With roots in small-town Indiana, Fain, 54, was known as a straight-arrow young man who respected teachers and coaches at Taylor High School near Kokomo. Paul Nicodemus, a childhood friend, said Fain derived his values from his father, who was Kokomo’s police chief, and his mother, a nurse.
Nicodemus doesn’t recall Fain as being outspoken about economic inequities – probably, he said, because there wasn’t much inequality in Kokomo. Nearly everyone’s parents worked at either Chrysler or General Motors’ Delco factories.
“Shawn was the type that loved to make people laugh,” Nicodemus said. “To know he’s in a spot now that this is not a laughing matter and he’s having to put his foot down – in my eyes, he’s doing a phenomenal job.”
After high school, Fain became an electrician at a Chrysler castings plant in Kokomo and joined the UAW. As he rose to local shop chairman, he warned against becoming too chummy with automakers. In 2007, he opposed the union leadership’s push for a contract that created lower tiers of wages for new workers. Still, the deal was ratified.
Bill Parker, who chaired the union’s national negotiating committee at Chrysler, said Fain joined him to oppose the deal. Fain later took a job with the union’s national staff in Detroit, still pushing to be more aggressive with the automakers.
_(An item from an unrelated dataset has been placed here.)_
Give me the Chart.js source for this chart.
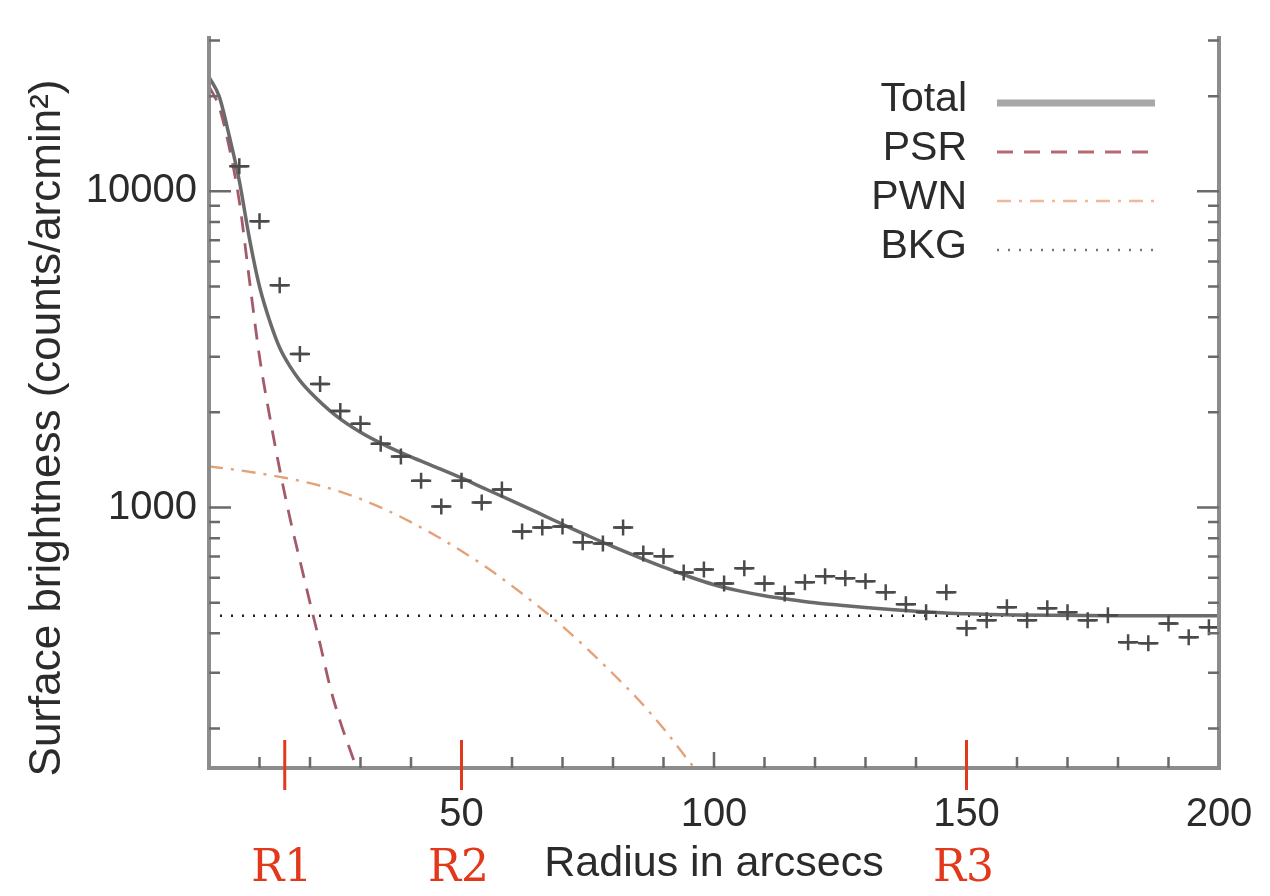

When a federal embezzlement and bribery investigation rocked the union starting in 2017, it opened the door to Fain’s campaign for higher office. In a settlement to avoid a federal takeover, the union agreed to let members decide if they wanted direct elections of leaders. They did, and Fain defeated an incumbent.
“What you see is what he is,” Parker said.
Parker, whom Fain tapped to be an assistant, says he’s sure Fain has a plan to end the strikes. He just doesn’t know what it is.
Brian Rothenberg, a former union spokesman, said all union presidents struggle over when to take a company offer to members to end a strike.
“There comes a point,” Rothenberg said, “where the members really push if they feel a need for resolution. In the end, this is an employment contract, and the endgame will be a contract.”